» Given request: Look through the lines below and extract each one that contains "React".

» Data segment:
■ ■ ■ ■

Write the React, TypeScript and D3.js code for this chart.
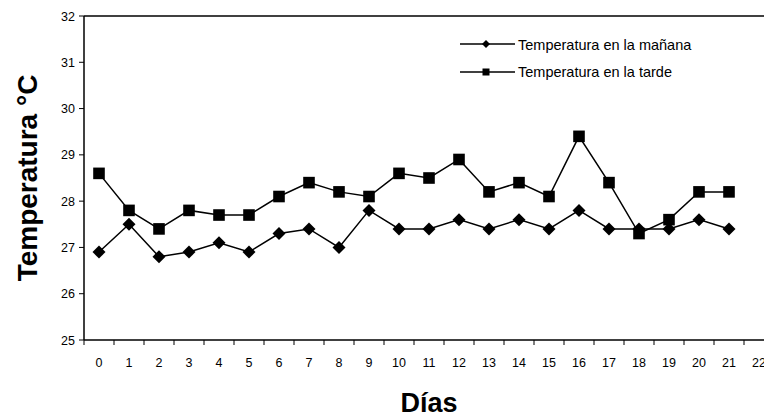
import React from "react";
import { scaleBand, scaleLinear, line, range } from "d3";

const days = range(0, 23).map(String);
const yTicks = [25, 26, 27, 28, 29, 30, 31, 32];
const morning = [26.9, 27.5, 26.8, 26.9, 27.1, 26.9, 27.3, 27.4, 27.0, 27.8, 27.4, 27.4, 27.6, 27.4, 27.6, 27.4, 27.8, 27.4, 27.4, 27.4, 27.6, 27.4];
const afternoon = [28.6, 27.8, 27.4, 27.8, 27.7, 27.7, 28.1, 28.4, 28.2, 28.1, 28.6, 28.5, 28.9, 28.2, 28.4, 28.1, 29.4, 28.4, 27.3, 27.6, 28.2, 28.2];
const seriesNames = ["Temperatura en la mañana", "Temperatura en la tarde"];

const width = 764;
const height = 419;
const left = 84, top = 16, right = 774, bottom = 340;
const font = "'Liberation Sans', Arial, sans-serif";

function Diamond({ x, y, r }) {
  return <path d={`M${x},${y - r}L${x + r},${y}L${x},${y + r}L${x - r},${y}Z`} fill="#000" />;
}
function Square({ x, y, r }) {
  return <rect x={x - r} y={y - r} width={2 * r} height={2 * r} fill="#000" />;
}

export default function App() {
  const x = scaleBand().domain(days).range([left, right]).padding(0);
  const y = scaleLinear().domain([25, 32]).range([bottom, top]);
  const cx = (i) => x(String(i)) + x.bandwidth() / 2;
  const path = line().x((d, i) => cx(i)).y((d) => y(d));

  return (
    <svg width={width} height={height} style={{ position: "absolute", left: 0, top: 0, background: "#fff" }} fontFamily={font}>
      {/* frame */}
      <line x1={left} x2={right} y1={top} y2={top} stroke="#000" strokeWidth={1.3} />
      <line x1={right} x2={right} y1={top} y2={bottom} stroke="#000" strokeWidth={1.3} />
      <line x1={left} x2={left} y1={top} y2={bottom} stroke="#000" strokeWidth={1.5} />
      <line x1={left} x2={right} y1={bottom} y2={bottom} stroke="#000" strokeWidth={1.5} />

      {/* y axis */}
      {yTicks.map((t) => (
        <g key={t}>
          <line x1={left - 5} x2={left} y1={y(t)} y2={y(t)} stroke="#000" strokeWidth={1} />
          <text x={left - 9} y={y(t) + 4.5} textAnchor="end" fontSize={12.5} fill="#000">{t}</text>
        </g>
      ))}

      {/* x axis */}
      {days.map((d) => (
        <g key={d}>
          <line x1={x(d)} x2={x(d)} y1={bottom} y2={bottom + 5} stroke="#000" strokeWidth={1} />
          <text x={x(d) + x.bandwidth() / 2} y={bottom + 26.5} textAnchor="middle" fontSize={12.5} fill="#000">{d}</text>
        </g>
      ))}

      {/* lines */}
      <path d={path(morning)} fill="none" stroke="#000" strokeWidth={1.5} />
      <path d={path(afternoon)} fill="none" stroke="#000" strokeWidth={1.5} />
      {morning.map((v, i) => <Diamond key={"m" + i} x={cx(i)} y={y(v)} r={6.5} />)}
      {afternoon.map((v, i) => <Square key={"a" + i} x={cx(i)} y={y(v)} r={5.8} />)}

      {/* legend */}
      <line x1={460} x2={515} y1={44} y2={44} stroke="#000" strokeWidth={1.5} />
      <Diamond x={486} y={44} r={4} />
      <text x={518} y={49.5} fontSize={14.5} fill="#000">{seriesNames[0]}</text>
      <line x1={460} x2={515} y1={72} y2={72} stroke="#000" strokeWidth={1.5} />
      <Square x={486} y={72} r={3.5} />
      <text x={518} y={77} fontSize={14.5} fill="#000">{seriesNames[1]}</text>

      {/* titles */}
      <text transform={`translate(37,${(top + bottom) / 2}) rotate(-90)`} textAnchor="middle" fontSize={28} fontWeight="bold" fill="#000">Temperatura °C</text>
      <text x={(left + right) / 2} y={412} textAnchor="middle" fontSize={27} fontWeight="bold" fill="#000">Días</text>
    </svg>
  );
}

■ ■ ■ ■

» Output:
Write the React, TypeScript and D3.js code for this chart.
import React from "react";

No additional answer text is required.